The Guardian published an op/ed piece a week ago by a woman named Jenna Woginrich titled “Why I Stopped Being a Vegetarian“, and I knew that I had to post a response of some sort.
In her piece, Ms. Woginrich exhibits levels of mental contortion and Orwellian doublethink that would be impressive if they weren’t so horrifying. She describes how after ten years of vegetarianism she came to the baffling realization that vegetarianism was only avoiding the question of animal treatment instead of confronting it.
She makes the argument that if you care about animals, the only logical course of action is to eat them, with the caveat that you should only eat animals that lived a happy, respectable life. Her argument is typical of the animal welfare philosophy: that animal slaughter will continue forever no matter what and that the only change that can possibly be made is a superficial reduction in some kinds of cruelty inflicted on livestock animals.
It is easy to see the weakness in the welfare argument: first and foremost it requires cognitive gymnastics to mesh the idea that caring about animals means killing animals. This is not an easy idea to grasp so she fills her piece with a lot of nonsensical metaphors like “you can stay in the rabbit hole…but the only way out is to eat the rabbit.”
The argument she makes – that refusing to consume animals doesn’t make a difference – is rooted in disempowerment. By convincing people that their choices are meaningless she can paint her own ideas as pragmatic when they are anything but.
The truth is that cruelty and compassion are non-issues. The western world didn’t attempt to deal with the problem of slavery by adopting legislation that gave slaves better housing, and it certainly didn’t deal with the problem by telling people to only buy goods from plantations where slaves were treated “humanely”. We dealt with slavery by ending the practice of humans owning other humans.
We don’t embrace “humane” reforms to other problems, we don’t advocate for humane murder of humans, we don’t advocate for compassionate genocide or humane pedophilia. We understand that these things are wrong and as much as we begrudgingly admit that it may be nearly impossible to rid the world of them completely, that doesn’t stop us from trying.
I’ve been vegan for over three years and every day I realize more and more why my decision is the right thing to do. Veganism isn’t about trying to change the conditions in one slaughterhouse or even all slaughterhouses. It isn’t about making life easier for one type of animal in one situation or saying that some kinds of torture and murder are acceptable while others are wrong.

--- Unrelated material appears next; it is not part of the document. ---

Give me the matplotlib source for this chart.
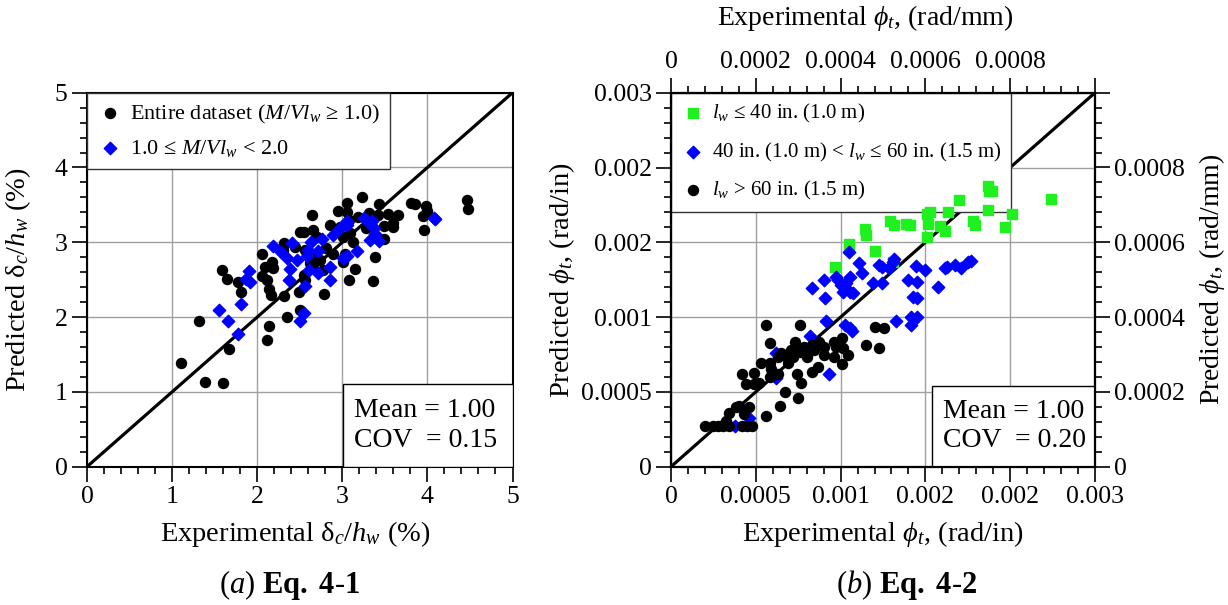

The real question is whether or not a sentient being with a mind of its own should ever be considered the property of another being. For me that’s an easy question.
Being vegan isn’t about a diet, it isn’t about making a list of things I do not wear or consume. Veganism is the real life extension of my belief that an animal is not an object. I can no more own an animal than I can own a person. I can’t kill an animal because it’s smaller, weaker, or less intelligent than I am anymore than I can kill a child for the same reasons.
This theory is the foundation of all of my actions as an activist for animals. For more on the abolitionist theory, read “The Necessity of Theory” by Gary Francione.
I’m still vegan because I believe that my actions have meaning. I’m still vegan because I believe an animal has the right to live without being the property of another. I’m still vegan because peace, justice, and equality cannot exist in a world that slaughters billions for the trivial reason that they taste good.